# PROBLEM TO WORK ON
Return all entries word for word, but drop any images.

# MATERIAL FOR THIS EXERCISE

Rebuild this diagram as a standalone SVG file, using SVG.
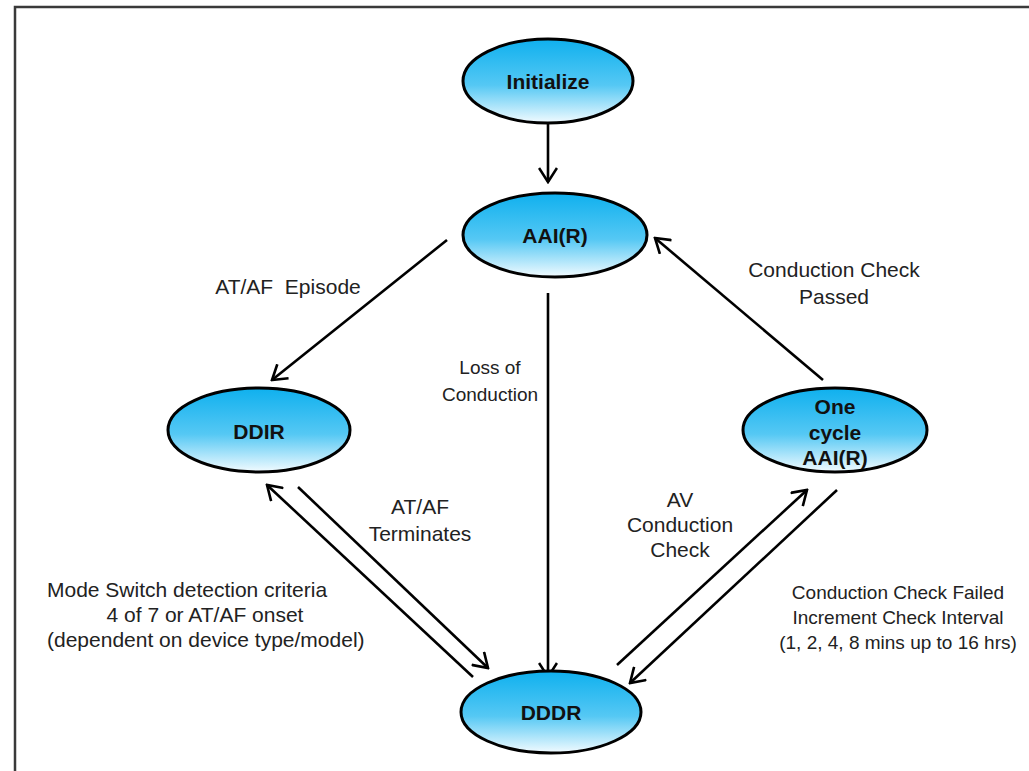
<svg xmlns="http://www.w3.org/2000/svg" width="1029" height="771" viewBox="0 0 1029 771">
  <defs>
    <linearGradient id="g" x1="0" y1="0" x2="0" y2="1">
      <stop offset="0" stop-color="#0fb0ee"/>
      <stop offset="0.55" stop-color="#55c8f4"/>
      <stop offset="1" stop-color="#f2fbff"/>
    </linearGradient>
    <marker id="ah" viewBox="0 0 17 20" refX="15" refY="10" markerWidth="17" markerHeight="20" markerUnits="userSpaceOnUse" orient="auto">
      <path d="M1,1 L15,10 L1,19" fill="none" stroke="#000" stroke-width="2.6"/>
    </marker>
    <style>
      .node ellipse { fill: url(#g); stroke: #000; stroke-width: 3; }
      .node text { font-family: "Liberation Sans", Arial, sans-serif; font-weight: bold; font-size: 21px; fill: #111; text-anchor: middle; }
      .conn line { stroke: #000; stroke-width: 2.6; marker-end: url(#ah); }
      .lbl { font-family: "Liberation Sans", Arial, sans-serif; font-size: 21px; fill: #222; text-anchor: middle; }
      .sm { font-size: 19px; }
    </style>
  </defs>
  <rect width="1029" height="771" fill="#fff"/>
  <rect x="15" y="7" width="1100" height="900" fill="none" stroke="#3a3a3a" stroke-width="2.5"/>

  <g id="connectors" class="conn">
    <line x1="548" y1="123" x2="548" y2="182"/>
    <line x1="447" y1="240" x2="272" y2="380"/>
    <line x1="823" y1="380" x2="655" y2="238"/>
    <line x1="548" y1="293" x2="548" y2="677"/>
    <line x1="473" y1="677" x2="267" y2="485"/>
    <line x1="298" y1="487" x2="488" y2="668"/>
    <line x1="617" y1="665" x2="807" y2="490"/>
    <line x1="837" y1="490" x2="630" y2="683"/>
  </g>

  <g id="labels">
    <text class="lbl" x="288" y="294" xml:space="preserve">AT/AF  Episode</text>
    <text class="lbl sm" x="490" y="374">Loss of</text>
    <text class="lbl sm" x="490" y="401">Conduction</text>
    <text class="lbl" x="834" y="277">Conduction Check</text>
    <text class="lbl" x="834" y="304">Passed</text>
    <text class="lbl" x="420" y="514">AT/AF</text>
    <text class="lbl" x="420" y="541">Terminates</text>
    <text class="lbl" x="680" y="507">AV</text>
    <text class="lbl" x="680" y="532">Conduction</text>
    <text class="lbl" x="680" y="557">Check</text>
    <text class="lbl" x="47" y="597" style="text-anchor:start">Mode Switch detection criteria</text>
    <text class="lbl" x="205" y="622">4 of 7 or AT/AF onset</text>
    <text class="lbl" x="47" y="647" style="text-anchor:start">(dependent on device type/model)</text>
    <text class="lbl sm" x="898" y="599">Conduction Check Failed</text>
    <text class="lbl sm" x="898" y="624">Increment Check Interval</text>
    <text class="lbl sm" x="898" y="649">(1, 2, 4, 8 mins up to 16 hrs)</text>
  </g>

  <g id="node-initialize" class="node">
    <ellipse cx="548" cy="81" rx="85" ry="42"/>
    <text x="548" y="89">Initialize</text>
  </g>
  <g id="node-aair" class="node">
    <ellipse cx="555" cy="235" rx="92" ry="42"/>
    <text x="555" y="243">AAI(R)</text>
  </g>
  <g id="node-ddir" class="node">
    <ellipse cx="259" cy="430" rx="91" ry="42"/>
    <text x="259" y="439">DDIR</text>
  </g>
  <g id="node-onecycle" class="node">
    <ellipse cx="835" cy="430" rx="92" ry="42"/>
    <text x="835" y="414">One</text>
    <text x="835" y="440">cycle</text>
    <text x="835" y="465">AAI(R)</text>
  </g>
  <g id="node-dddr" class="node">
    <ellipse cx="551" cy="712" rx="90" ry="41"/>
    <text x="551" y="720">DDDR</text>
  </g>
</svg>
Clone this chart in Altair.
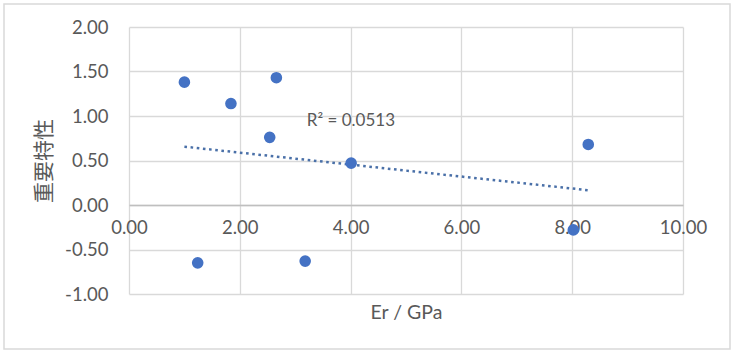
import altair as alt
import pandas as pd

er = [1.00, 1.24, 1.84, 2.54, 2.66, 3.18, 4.01, 8.02, 8.29]
importance = [1.38, -0.65, 1.14, 0.76, 1.43, -0.63, 0.47, -0.28, 0.68]
x_ticks = [0, 2, 4, 6, 8, 10]
y_ticks = [-1.0, -0.5, 0.0, 0.5, 1.0, 1.5, 2.0]
r2_label = ["R² = 0.0513"]
r2_pos_x = [3.21]
r2_pos_y = [0.94]

df = pd.DataFrame({"x": er, "y": importance})
ann = pd.DataFrame({"x": r2_pos_x, "y": r2_pos_y, "t": r2_label})

W, H = 554, 267
LABEL = "#595959"
FONT = "Lato"
LBL_EXPR = "(datum.value < 0 ? '-' : '') + format(abs(datum.value), '.2f')"

xs = alt.Scale(domain=[0, 10], nice=False)
ys = alt.Scale(domain=[-1, 2], nice=False)

x_axis = alt.Axis(
    values=x_ticks, labelExpr=LBL_EXPR, grid=True, gridColor="#d9d9d9", gridWidth=1.3,
    domain=True, domainColor="#bfbfbf", domainWidth=1.5, ticks=False,
    offset=-H / 3, labelPadding=13, labelFont=FONT, labelFontSize=18.5,
    labelFlush=False, labelOverlap=False,
    labelColor=LABEL, title="Er / GPa", titleFont=FONT, titleFontSize=19.5,
    titleFontWeight="normal", titleColor=LABEL, titleY=107, titleBaseline="middle",
)
y_axis = alt.Axis(
    values=y_ticks, labelExpr=LBL_EXPR, grid=True, gridColor="#d9d9d9", gridWidth=1.3,
    domain=False, ticks=False, labelPadding=21, labelFont=FONT, labelFontSize=18.5,
    labelFlush=False, labelOverlap=False,
    labelColor=LABEL, title="重要特性", titleFont="Noto Sans CJK SC", titleFontSize=21,
    titleFontWeight="normal", titleColor=LABEL, titleX=-85, titleY=H / 2,
    titleAngle=270, titleAlign="center", titleBaseline="middle",
)

border = alt.Chart(pd.DataFrame({"a": [0]})).mark_rect(
    fillOpacity=0, stroke="#d9d9d9", strokeWidth=1.5, clip=False
).encode(
    x=alt.value(-125), x2=alt.value(W + 47), y=alt.value(-23), y2=alt.value(H + 55)
)

base = alt.Chart(df)

points = base.mark_circle(size=135, color="#4472C4", opacity=1).encode(
    x=alt.X("x:Q", scale=xs, axis=x_axis),
    y=alt.Y("y:Q", scale=ys, axis=y_axis),
)

trend = base.transform_regression("x", "y").mark_line(
    color="#4a70a8", strokeWidth=2.5, strokeDash=[2.6, 3.6]
).encode(x=alt.X("x:Q", scale=xs), y=alt.Y("y:Q", scale=ys))

text = alt.Chart(ann).mark_text(
    align="left", baseline="middle", font=FONT, fontSize=17, color=LABEL
).encode(x=alt.X("x:Q", scale=xs), y=alt.Y("y:Q", scale=ys), text="t:N")

chart = alt.layer(border, trend, points, text).properties(
    width=W, height=H,
    autosize=alt.AutoSizeParams(type="none"),
    padding={"left": 129, "top": 27, "right": 50, "bottom": 58},
    background="white",
).configure_view(stroke=None)

chart.save("out.html", embed_options={"renderer": "svg", "actions": False})
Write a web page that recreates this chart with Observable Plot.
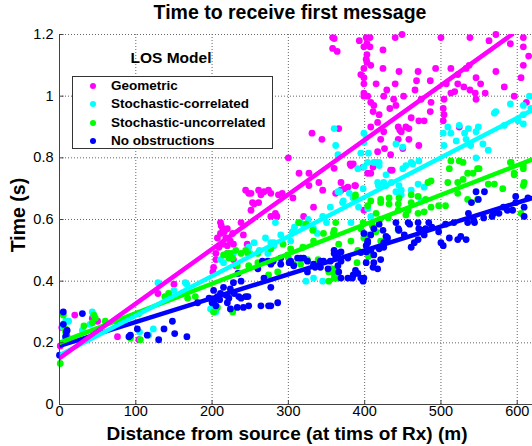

# COMPLETE RESPONSE
Rebuild this diagram as a standalone SVG file, using SVG.
<svg xmlns="http://www.w3.org/2000/svg" width="1029" height="771" viewBox="0 0 1029 771">
  <defs>
    <linearGradient id="g" x1="0" y1="0" x2="0" y2="1">
      <stop offset="0" stop-color="#0fb0ee"/>
      <stop offset="0.55" stop-color="#55c8f4"/>
      <stop offset="1" stop-color="#f2fbff"/>
    </linearGradient>
    <marker id="ah" viewBox="0 0 17 20" refX="15" refY="10" markerWidth="17" markerHeight="20" markerUnits="userSpaceOnUse" orient="auto">
      <path d="M1,1 L15,10 L1,19" fill="none" stroke="#000" stroke-width="2.6"/>
    </marker>
    <style>
      .node ellipse { fill: url(#g); stroke: #000; stroke-width: 3; }
      .node text { font-family: "Liberation Sans", Arial, sans-serif; font-weight: bold; font-size: 21px; fill: #111; text-anchor: middle; }
      .conn line { stroke: #000; stroke-width: 2.6; marker-end: url(#ah); }
      .lbl { font-family: "Liberation Sans", Arial, sans-serif; font-size: 21px; fill: #222; text-anchor: middle; }
      .sm { font-size: 19px; }
    </style>
  </defs>
  <rect width="1029" height="771" fill="#fff"/>
  <rect x="15" y="7" width="1100" height="900" fill="none" stroke="#3a3a3a" stroke-width="2.5"/>

  <g id="connectors" class="conn">
    <line x1="548" y1="123" x2="548" y2="182"/>
    <line x1="447" y1="240" x2="272" y2="380"/>
    <line x1="823" y1="380" x2="655" y2="238"/>
    <line x1="548" y1="293" x2="548" y2="677"/>
    <line x1="473" y1="677" x2="267" y2="485"/>
    <line x1="298" y1="487" x2="488" y2="668"/>
    <line x1="617" y1="665" x2="807" y2="490"/>
    <line x1="837" y1="490" x2="630" y2="683"/>
  </g>

  <g id="labels">
    <text class="lbl" x="288" y="294" xml:space="preserve">AT/AF  Episode</text>
    <text class="lbl sm" x="490" y="374">Loss of</text>
    <text class="lbl sm" x="490" y="401">Conduction</text>
    <text class="lbl" x="834" y="277">Conduction Check</text>
    <text class="lbl" x="834" y="304">Passed</text>
    <text class="lbl" x="420" y="514">AT/AF</text>
    <text class="lbl" x="420" y="541">Terminates</text>
    <text class="lbl" x="680" y="507">AV</text>
    <text class="lbl" x="680" y="532">Conduction</text>
    <text class="lbl" x="680" y="557">Check</text>
    <text class="lbl" x="47" y="597" style="text-anchor:start">Mode Switch detection criteria</text>
    <text class="lbl" x="205" y="622">4 of 7 or AT/AF onset</text>
    <text class="lbl" x="47" y="647" style="text-anchor:start">(dependent on device type/model)</text>
    <text class="lbl sm" x="898" y="599">Conduction Check Failed</text>
    <text class="lbl sm" x="898" y="624">Increment Check Interval</text>
    <text class="lbl sm" x="898" y="649">(1, 2, 4, 8 mins up to 16 hrs)</text>
  </g>

  <g id="node-initialize" class="node">
    <ellipse cx="548" cy="81" rx="85" ry="42"/>
    <text x="548" y="89">Initialize</text>
  </g>
  <g id="node-aair" class="node">
    <ellipse cx="555" cy="235" rx="92" ry="42"/>
    <text x="555" y="243">AAI(R)</text>
  </g>
  <g id="node-ddir" class="node">
    <ellipse cx="259" cy="430" rx="91" ry="42"/>
    <text x="259" y="439">DDIR</text>
  </g>
  <g id="node-onecycle" class="node">
    <ellipse cx="835" cy="430" rx="92" ry="42"/>
    <text x="835" y="414">One</text>
    <text x="835" y="440">cycle</text>
    <text x="835" y="465">AAI(R)</text>
  </g>
  <g id="node-dddr" class="node">
    <ellipse cx="551" cy="712" rx="90" ry="41"/>
    <text x="551" y="720">DDDR</text>
  </g>
</svg>
Clone this chart in Altair.
import altair as alt
import pandas as pd

er = [1.00, 1.24, 1.84, 2.54, 2.66, 3.18, 4.01, 8.02, 8.29]
importance = [1.38, -0.65, 1.14, 0.76, 1.43, -0.63, 0.47, -0.28, 0.68]
x_ticks = [0, 2, 4, 6, 8, 10]
y_ticks = [-1.0, -0.5, 0.0, 0.5, 1.0, 1.5, 2.0]
r2_label = ["R² = 0.0513"]
r2_pos_x = [3.21]
r2_pos_y = [0.94]

df = pd.DataFrame({"x": er, "y": importance})
ann = pd.DataFrame({"x": r2_pos_x, "y": r2_pos_y, "t": r2_label})

W, H = 554, 267
LABEL = "#595959"
FONT = "Lato"
LBL_EXPR = "(datum.value < 0 ? '-' : '') + format(abs(datum.value), '.2f')"

xs = alt.Scale(domain=[0, 10], nice=False)
ys = alt.Scale(domain=[-1, 2], nice=False)

x_axis = alt.Axis(
    values=x_ticks, labelExpr=LBL_EXPR, grid=True, gridColor="#d9d9d9", gridWidth=1.3,
    domain=True, domainColor="#bfbfbf", domainWidth=1.5, ticks=False,
    offset=-H / 3, labelPadding=13, labelFont=FONT, labelFontSize=18.5,
    labelFlush=False, labelOverlap=False,
    labelColor=LABEL, title="Er / GPa", titleFont=FONT, titleFontSize=19.5,
    titleFontWeight="normal", titleColor=LABEL, titleY=107, titleBaseline="middle",
)
y_axis = alt.Axis(
    values=y_ticks, labelExpr=LBL_EXPR, grid=True, gridColor="#d9d9d9", gridWidth=1.3,
    domain=False, ticks=False, labelPadding=21, labelFont=FONT, labelFontSize=18.5,
    labelFlush=False, labelOverlap=False,
    labelColor=LABEL, title="重要特性", titleFont="Noto Sans CJK SC", titleFontSize=21,
    titleFontWeight="normal", titleColor=LABEL, titleX=-85, titleY=H / 2,
    titleAngle=270, titleAlign="center", titleBaseline="middle",
)

border = alt.Chart(pd.DataFrame({"a": [0]})).mark_rect(
    fillOpacity=0, stroke="#d9d9d9", strokeWidth=1.5, clip=False
).encode(
    x=alt.value(-125), x2=alt.value(W + 47), y=alt.value(-23), y2=alt.value(H + 55)
)

base = alt.Chart(df)

points = base.mark_circle(size=135, color="#4472C4", opacity=1).encode(
    x=alt.X("x:Q", scale=xs, axis=x_axis),
    y=alt.Y("y:Q", scale=ys, axis=y_axis),
)

trend = base.transform_regression("x", "y").mark_line(
    color="#4a70a8", strokeWidth=2.5, strokeDash=[2.6, 3.6]
).encode(x=alt.X("x:Q", scale=xs), y=alt.Y("y:Q", scale=ys))

text = alt.Chart(ann).mark_text(
    align="left", baseline="middle", font=FONT, fontSize=17, color=LABEL
).encode(x=alt.X("x:Q", scale=xs), y=alt.Y("y:Q", scale=ys), text="t:N")

chart = alt.layer(border, trend, points, text).properties(
    width=W, height=H,
    autosize=alt.AutoSizeParams(type="none"),
    padding={"left": 129, "top": 27, "right": 50, "bottom": 58},
    background="white",
).configure_view(stroke=None)

chart.save("out.html", embed_options={"renderer": "svg", "actions": False})
Write a web page that recreates this chart with Observable Plot.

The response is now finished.